The AI startup NineNineSix has released Kani TTS 2, a next-generation open-source text-to-speech (TTS) model that, it says, significantly extends generation length, improves stability, and reinforces its mission to bring high-quality speech AI to underrepresented languages.

The new version introduces a stable generation of up to 40 seconds of continuous speech in a single pass, more than doubling the practical limit of the previous release. The model is trending on Hugging Face, currently ranking among the top TTS models on the platform.

A structural upgrade

The original Kani TTS gained attention for its lightweight architecture, efficient deployment, and multilingual adaptability. It was adopted by developers beyond its core team and has been used as a foundation for community-trained models in Urdu, Vietnamese, Turkish, and Creole, among others. Kani TTS 2 builds on that momentum.

NineNineSix says the expanded generation window enables:

Long-form responses for conversational AI agents

Multi-turn dialogue synthesis

Extended narration and content production

More natural prosodic flow in continuous speech

The architecture remains optimised for efficiency, requiring approximately 3 GB of GPU memory, making it suitable for both local and server deployments.

Zero-shot voice cloning

Kani TTS 2 supports zero-shot voice cloning, allowing developers to replicate a speaker’s tone and style from a short audio reference without additional fine-tuning.

One of the most consequential decisions by the team was releasing the full pretraining code. This enables organizations and research groups to train TTS systems from scratch for any language, dialect, or domain.

“Kani TTS 2 is the next step after our first release: we made speech generation more stable and enabled the model to produce longer audio segments,” says Nursultan Bakashov, co-founder of nineninesix.ai. “We focus on compact and open models – they are easier to deploy and adapt to different languages and accents, including low-resource ones.

“For us, it is important to demonstrate that world-class technologies can be built in Kyrgyzstan. That is why we released not only the model weights, but the entire pretraining code – so any team can train a TTS system from scratch for their own language.”

Language expansion

The model currently supports:

English

Spanish

Kyrgyz

Support for Kyrgyz is particularly notable, as it demonstrates the feasibility of building high-quality TTS for low-resource languages.

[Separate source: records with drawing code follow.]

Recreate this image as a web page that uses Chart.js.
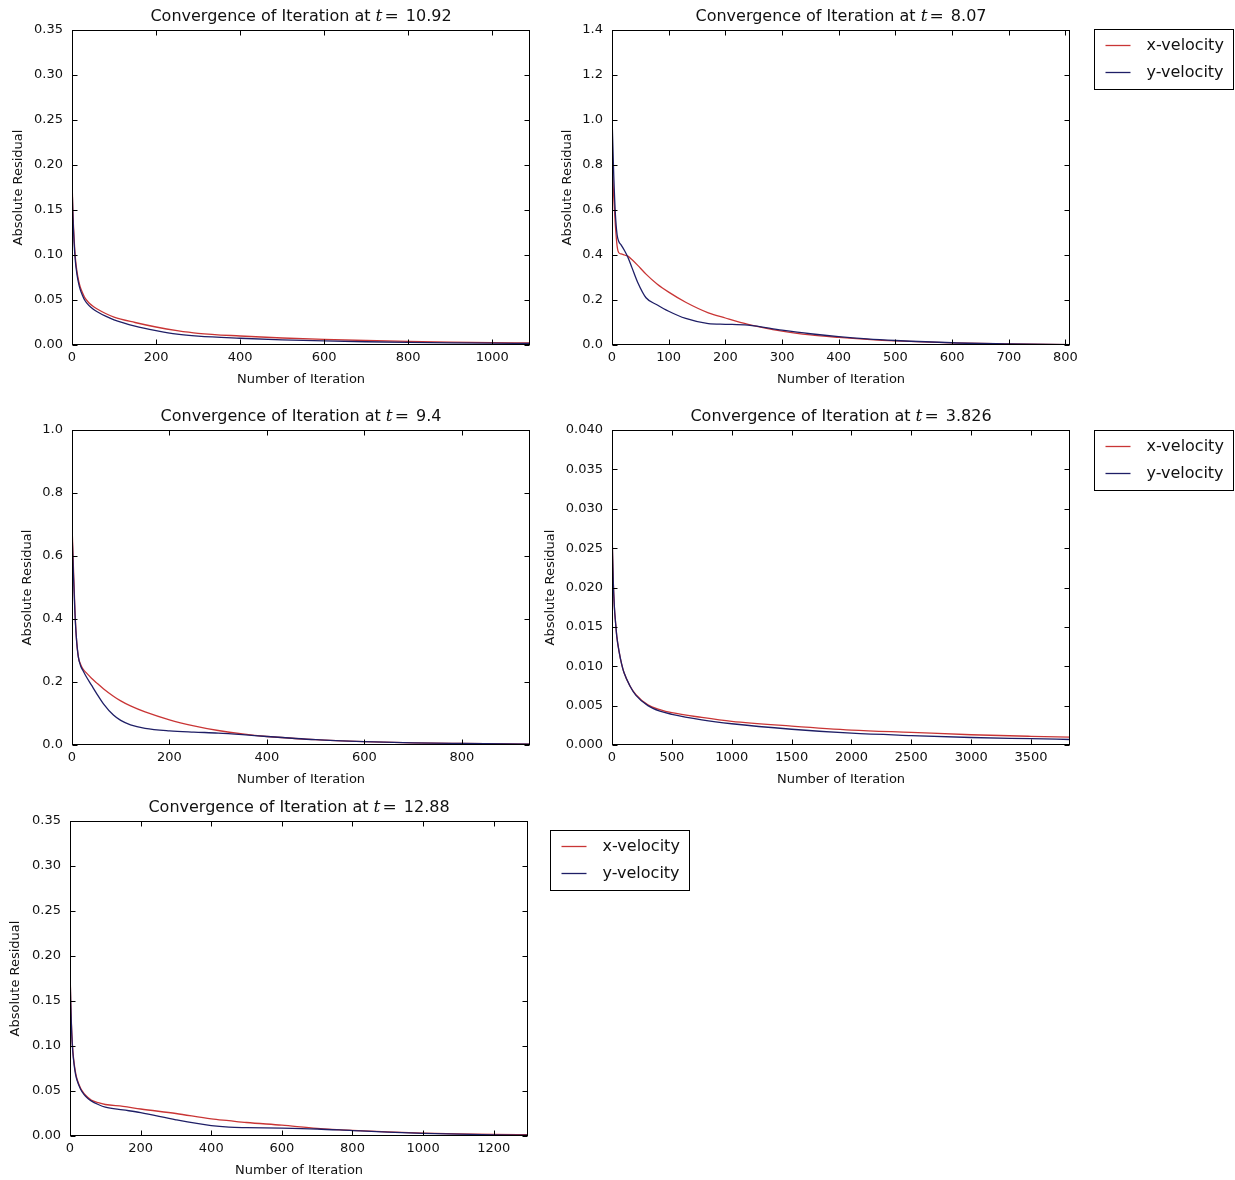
<!DOCTYPE html>
<html>
<head>
<meta charset="utf-8">
<script src="https://cdn.jsdelivr.net/npm/chart.js@4.4.1/dist/chart.umd.min.js"></script>
<style>
  html, body { margin: 0; padding: 0; background: #fff; overflow: hidden; }
  #fig { position: relative; width: 1235px; height: 1180px; }
  #fig canvas { position: absolute; }
</style>
</head>
<body>
<div id="fig"></div>
<script>
// ---- data ----
// panel 1: t = 10.92
const iter1 = [0, 2, 5, 8, 12, 16, 20, 25, 30, 40, 50, 60, 80, 100, 150, 200, 250, 300, 400, 500, 600, 700, 800, 900, 1000, 1090];
const xVel1 = [0.185, 0.150, 0.118, 0.097, 0.081, 0.071, 0.064, 0.058, 0.053, 0.047, 0.043, 0.040, 0.035, 0.031, 0.025, 0.020, 0.016, 0.013, 0.0100, 0.0078, 0.0062, 0.0050, 0.0040, 0.0032, 0.0026, 0.0022];
const yVel1 = [0.180, 0.146, 0.114, 0.093, 0.078, 0.068, 0.061, 0.055, 0.050, 0.044, 0.040, 0.037, 0.032, 0.028, 0.021, 0.016, 0.012, 0.0098, 0.0075, 0.0058, 0.0045, 0.0036, 0.0029, 0.0024, 0.0020, 0.0017];
const xTicks1 = ['0', '200', '400', '600', '800', '1000'];
const yTicks1 = ['0.00', '0.05', '0.10', '0.15', '0.20', '0.25', '0.30', '0.35'];

// panel 2: t = 8.07
const iter2 = [0, 3, 6, 9, 12, 16, 22, 28, 35, 45, 60, 80, 100, 130, 170, 200, 240, 300, 350, 400, 450, 500, 600, 700, 808];
const xVel2 = [0.82, 0.66, 0.53, 0.44, 0.41, 0.405, 0.40, 0.395, 0.38, 0.355, 0.315, 0.27, 0.235, 0.19, 0.143, 0.12, 0.092, 0.062, 0.045, 0.034, 0.025, 0.018, 0.009, 0.0045, 0.002];
const yVel2 = [1.02, 0.76, 0.58, 0.49, 0.46, 0.445, 0.42, 0.39, 0.345, 0.28, 0.21, 0.178, 0.15, 0.118, 0.095, 0.092, 0.088, 0.066, 0.05, 0.037, 0.027, 0.02, 0.01, 0.005, 0.002];
const xTicks2 = ['0', '100', '200', '300', '400', '500', '600', '700', '800'];
const yTicks2 = ['0.0', '0.2', '0.4', '0.6', '0.8', '1.0', '1.2', '1.4'];

// panel 3: t = 9.4
const iter3 = [0, 3, 6, 9, 13, 18, 23, 30, 40, 50, 65, 85, 100, 120, 150, 200, 250, 300, 350, 400, 500, 600, 700, 800, 940];
const xVel3 = [0.70, 0.56, 0.43, 0.34, 0.28, 0.255, 0.24, 0.228, 0.212, 0.198, 0.178, 0.155, 0.14, 0.124, 0.105, 0.08, 0.061, 0.046, 0.035, 0.027, 0.017, 0.011, 0.007, 0.005, 0.003];
const yVel3 = [0.68, 0.54, 0.42, 0.34, 0.28, 0.25, 0.235, 0.215, 0.19, 0.165, 0.13, 0.095, 0.078, 0.064, 0.053, 0.045, 0.041, 0.038, 0.033, 0.027, 0.017, 0.011, 0.007, 0.005, 0.003];
const xTicks3 = ['0', '200', '400', '600', '800'];
const yTicks3 = ['0.0', '0.2', '0.4', '0.6', '0.8', '1.0'];

// panel 4: t = 3.826
const iter4 = [0, 5, 10, 20, 30, 40, 60, 80, 100, 150, 200, 300, 400, 500, 750, 1000, 1500, 2000, 2500, 3000, 3500, 3825];
const xVel4 = [0.0275, 0.024, 0.021, 0.0175, 0.0155, 0.0138, 0.0118, 0.0103, 0.0092, 0.0075, 0.0064, 0.0051, 0.0045, 0.0041, 0.0035, 0.0030, 0.0024, 0.0019, 0.0016, 0.0013, 0.0011, 0.0010];
const yVel4 = [0.0275, 0.024, 0.021, 0.0175, 0.0155, 0.0138, 0.0118, 0.0103, 0.0092, 0.0075, 0.0063, 0.0050, 0.0043, 0.0039, 0.0032, 0.0027, 0.0020, 0.0015, 0.0012, 0.00095, 0.0008, 0.0007];
const xTicks4 = ['0', '500', '1000', '1500', '2000', '2500', '3000', '3500'];
const yTicks4 = ['0.000', '0.005', '0.010', '0.015', '0.020', '0.025', '0.030', '0.035', '0.040'];

// panel 5: t = 12.88
const iter5 = [0, 2, 5, 8, 12, 16, 20, 30, 40, 50, 60, 80, 100, 150, 200, 300, 400, 450, 500, 600, 700, 800, 900, 1000, 1100, 1200, 1297];
const xVel5 = [0.188, 0.150, 0.115, 0.095, 0.080, 0.070, 0.063, 0.053, 0.047, 0.043, 0.040, 0.037, 0.035, 0.033, 0.030, 0.025, 0.019, 0.017, 0.015, 0.012, 0.0085, 0.0062, 0.0045, 0.0032, 0.0023, 0.0017, 0.0014];
const yVel5 = [0.185, 0.148, 0.113, 0.093, 0.078, 0.068, 0.062, 0.052, 0.046, 0.042, 0.039, 0.035, 0.032, 0.029, 0.026, 0.018, 0.0115, 0.0098, 0.0093, 0.0088, 0.0078, 0.006, 0.0043, 0.003, 0.002, 0.0013, 0.001];
const xTicks5 = ['0', '200', '400', '600', '800', '1000', '1200'];
const yTicks5 = ['0.00', '0.05', '0.10', '0.15', '0.20', '0.25', '0.30', '0.35'];

const tValues = ['10.92', '8.07', '9.4', '3.826', '12.88'];
const seriesNames = ['x-velocity', 'y-velocity'];

// ---- layout ----
const SANS = '"DejaVu Sans", "Bitstream Vera Sans", sans-serif';
const SERIF = '"DejaVu Serif", "Liberation Serif", serif';
const RED = '#c93535';
const NAVY = '#1e1e66';

const panels = [
  { iter: iter1, xv: xVel1, yv: yVel1, xt: xTicks1, yt: yTicks1, t: tValues[0],
    left: 0, box: [72, 30, 530, 345], yTitleX: 19, extra: 10, legend: null },
  { iter: iter2, xv: xVel2, yv: yVel2, xt: xTicks2, yt: yTicks2, t: tValues[1],
    left: 540, box: [612, 30, 1070, 345], yTitleX: 568, extra: 165, legend: { dx: 24, dy: -1 } },
  { iter: iter3, xv: xVel3, yv: yVel3, xt: xTicks3, yt: yTicks3, t: tValues[2],
    left: 0, box: [72, 430, 530, 745], yTitleX: 28, extra: 10, legend: null },
  { iter: iter4, xv: xVel4, yv: yVel4, xt: xTicks4, yt: yTicks4, t: tValues[3],
    left: 540, box: [612, 430, 1070, 745], yTitleX: 551, extra: 165, legend: { dx: 24, dy: 0 } },
  { iter: iter5, xv: xVel5, yv: yVel5, xt: xTicks5, yt: yTicks5, t: tValues[4],
    left: 0, box: [70, 821, 528, 1136], yTitleX: 16, extra: 170, legend: { dx: 22, dy: 9 } }
];

// frame with inward ticks on all four sides (matplotlib classic look)
const framePlugin = {
  id: 'frame',
  afterDraw(chart) {
    const { ctx, chartArea: a, scales: { x, y } } = chart;
    const L = Math.round(a.left) + 0.5, R = Math.round(a.right) - 0.5;
    const T = Math.round(a.top) + 0.5, B = Math.round(a.bottom) - 0.5;
    ctx.save();
    ctx.strokeStyle = '#000';
    ctx.lineWidth = 1;
    ctx.beginPath();
    x.ticks.forEach(tk => {
      const px = Math.round(x.getPixelForValue(tk.value)) + 0.5;
      ctx.moveTo(px, B); ctx.lineTo(px, B - 5);
      ctx.moveTo(px, T); ctx.lineTo(px, T + 5);
    });
    y.ticks.forEach(tk => {
      const py = Math.round(y.getPixelForValue(tk.value)) + 0.5;
      ctx.moveTo(L, py); ctx.lineTo(L + 5, py);
      ctx.moveTo(R, py); ctx.lineTo(R - 5, py);
    });
    ctx.stroke();
    ctx.strokeRect(L, T, R - L, B - T);
    ctx.restore();
  }
};

// title with math-style italic t
const titlePlugin = {
  id: 'mathTitle',
  afterDraw(chart, args, opts) {
    const { ctx, chartArea: a } = chart;
    const parts = [
      { s: 'Convergence of Iteration at ', f: '16px ' + SANS, gap: 0 },
      { s: 't', f: 'italic 17px ' + SERIF, gap: 0 },
      { s: '=', f: '17px ' + SERIF, gap: 2 },
      { s: ' ' + opts.value, f: '16px ' + SANS, gap: 2 }
    ];
    ctx.save();
    let total = 0;
    parts.forEach(p => { ctx.font = p.f; p.w = ctx.measureText(p.s).width; total += p.w + p.gap; });
    let x = (a.left + a.right) / 2 - total / 2;
    const y = a.top - 13;
    ctx.fillStyle = '#111';
    ctx.textBaseline = 'middle';
    ctx.textAlign = 'left';
    parts.forEach(p => { x += p.gap; ctx.font = p.f; ctx.fillText(p.s, x, y); x += p.w; });
    ctx.restore();
  }
};

// boxed legend outside the axes, upper right
const boxLegendPlugin = {
  id: 'boxLegend',
  afterDraw(chart, args, opts) {
    if (!opts || !opts.show) return;
    const { ctx, chartArea: a } = chart;
    const bx = Math.round(a.right + opts.dx) + 0.5, by = Math.round(a.top + opts.dy) + 0.5;
    const w = 139, h = 60;
    ctx.save();
    ctx.fillStyle = '#fff';
    ctx.fillRect(bx, by, w, h);
    ctx.strokeStyle = '#000';
    ctx.lineWidth = 1;
    ctx.strokeRect(bx, by, w, h);
    chart.data.datasets.forEach((ds, i) => {
      const ry = by + 16 + i * 27;
      ctx.strokeStyle = ds.borderColor;
      ctx.lineWidth = 1.3;
      ctx.beginPath();
      ctx.moveTo(bx + 11, ry); ctx.lineTo(bx + 36, ry);
      ctx.stroke();
      ctx.fillStyle = '#111';
      ctx.font = '16px ' + SANS;
      ctx.textBaseline = 'middle';
      ctx.fillText(ds.label, bx + 52, ry);
    });
    ctx.restore();
  }
};

const fig = document.getElementById('fig');

panels.forEach(p => {
  const [l, t, r, b] = p.box;
  const top = t - 30;
  const width = (r - p.left) + p.extra;
  const height = (b - t) + 30 + 44;
  const cv = document.createElement('canvas');
  cv.width = width; cv.height = height;
  cv.style.left = p.left + 'px'; cv.style.top = top + 'px';
  cv.style.width = width + 'px'; cv.style.height = height + 'px';
  fig.appendChild(cv);

  const yAxisW = l - p.left;
  const yTitleOffset = p.yTitleX - p.left;
  const tickFont = { family: SANS, size: 13 };
  const titleFont = { family: SANS, size: 13 };

  new Chart(cv.getContext('2d'), {
    type: 'line',
    data: {
      datasets: [
        { label: seriesNames[0], data: p.iter.map((v, i) => ({ x: v, y: p.xv[i] })),
          borderColor: RED, borderWidth: 1.3, pointRadius: 0, cubicInterpolationMode: 'monotone', order: 2 },
        { label: seriesNames[1], data: p.iter.map((v, i) => ({ x: v, y: p.yv[i] })),
          borderColor: NAVY, borderWidth: 1.3, pointRadius: 0, cubicInterpolationMode: 'monotone', order: 1 }
      ]
    },
    options: {
      responsive: false,
      animation: false,
      devicePixelRatio: 1,
      layout: { padding: { top: 30, right: p.extra, left: 0, bottom: 0 } },
      plugins: {
        legend: { display: false },
        tooltip: { enabled: false },
        mathTitle: { value: p.t },
        boxLegend: p.legend ? { show: true, dx: p.legend.dx, dy: p.legend.dy } : { show: false }
      },
      scales: {
        x: {
          type: 'linear',
          min: 0,
          max: p.iter[p.iter.length - 1],
          grid: { display: false, drawTicks: false },
          border: { display: false },
          afterBuildTicks: s => { s.ticks = p.xt.map(v => ({ value: +v })); },
          ticks: { color: '#111', font: tickFont, padding: 5, maxRotation: 0, autoSkip: false,
                   callback: (v, i) => p.xt[i] },
          title: { display: true, text: 'Number of Iteration', color: '#111', font: titleFont,
                   padding: { top: 0, bottom: 1.5 } },
          afterFit: s => { s.height = 44; }
        },
        y: {
          type: 'linear',
          min: 0,
          max: +p.yt[p.yt.length - 1],
          grid: { display: false, drawTicks: false },
          border: { display: false },
          afterBuildTicks: s => { s.ticks = p.yt.map(v => ({ value: +v })); },
          ticks: { color: '#111', font: tickFont, padding: 9, autoSkip: false,
                   callback: (v, i) => p.yt[i] },
          title: { display: true, text: 'Absolute Residual', color: '#111', font: titleFont,
                   padding: { top: Math.max(yTitleOffset - 7.8, 0), bottom: 0 } },
          afterFit: s => { s.width = yAxisW; }
        }
      }
    },
    plugins: [framePlugin, titlePlugin, boxLegendPlugin]
  });
});
</script>
</body>
</html>
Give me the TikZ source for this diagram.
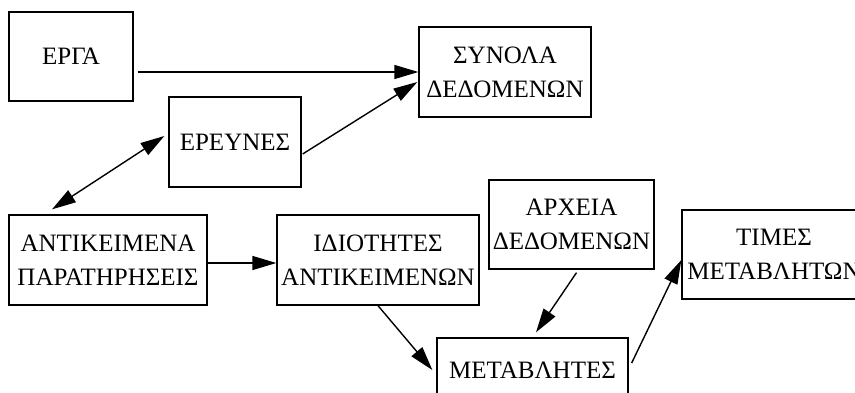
\documentclass[tikz,border=0pt]{standalone}
\usepackage{fontspec}
\setmainfont{Liberation Serif}
\usetikzlibrary{arrows.meta}
\tikzset{
  >={Triangle[length=24pt,width=14pt]},
  box/.style={draw, line width=1.3pt, inner sep=0pt, align=center,
    font=\fontsize{25}{34}\selectfont},
  arr/.style={line width=1.4pt, ->},
  darr/.style={line width=1.4pt, <->},
}
\begin{document}
\begin{tikzpicture}[x=1pt,y=-1pt]
\useasboundingbox (0,0) rectangle (855,393);
\fill[white] (0,0) rectangle (855,393);
\clip (0,0) rectangle (855,393);
\node[box, minimum width=124pt, minimum height=89pt] (erga) at (71,56.5) {ΕΡΓΑ};
\node[box, minimum width=132pt, minimum height=90pt] (ereunes) at (235,142) {ΕΡΕΥΝΕΣ};
\node[box, minimum width=172pt, minimum height=90pt] (synola) at (505,72) {ΣΥΝΟΛΑ\\ΔΕΔΟΜΕΝΩΝ};
\node[box, minimum width=198pt, minimum height=90pt] (antik) at (108,260) {ΑΝΤΙΚΕΙΜΕΝΑ\\ΠΑΡΑΤΗΡΗΣΕΙΣ};
\node[box, minimum width=202pt, minimum height=90pt] (idiot) at (378,260) {ΙΔΙΟΤΗΤΕΣ\\ΑΝΤΙΚΕΙΜΕΝΩΝ};
\node[box, minimum width=165pt, minimum height=89pt] (archeia) at (571.5,224.5) {ΑΡΧΕΙΑ\\ΔΕΔΟΜΕΝΩΝ};
\node[box, minimum width=184pt, minimum height=89pt] (times) at (774,254.5) {ΤΙΜΕΣ\\ΜΕΤΑΒΛΗΤΩΝ};
\node[box, minimum width=191pt, minimum height=64pt] (metab) at (532.5,370) {ΜΕΤΑΒΛΗΤΕΣ};

\draw[arr, shorten <=4pt] (synola.west -| erga.east) -- (synola.west);
\draw[arr] ([xshift=1pt,yshift=-12pt]ereunes.east) -- ([xshift=-1pt,yshift=-10pt]synola.west);
\draw[darr] ([xshift=-56pt,yshift=5pt]antik.north) -- ([xshift=-4pt,yshift=6pt]ereunes.west);
\draw[arr] ([yshift=-3pt]antik.east) -- ([yshift=-3pt]idiot.west);
\draw[arr] (idiot.south) -- ([xshift=-4pt]metab.west);
\draw[arr] ([xshift=5pt,yshift=-3pt]archeia.south) -- ([xshift=3.5pt,yshift=5pt]metab.north);
\draw[arr] ([xshift=3pt,yshift=7pt]metab.east) -- ([yshift=-5.5pt]times.west);
\end{tikzpicture}
\end{document}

The previous version of Kani TTS already proved its adaptability. Community contributors independently trained new language models, including Urdu and Vietnamese, using the open architecture. In several cases, these community-driven extensions achieved production-level quality.

This scalability suggests that Kani TTS is not only a single model, but a flexible foundation for speech generation in languages often overlooked by large AI providers.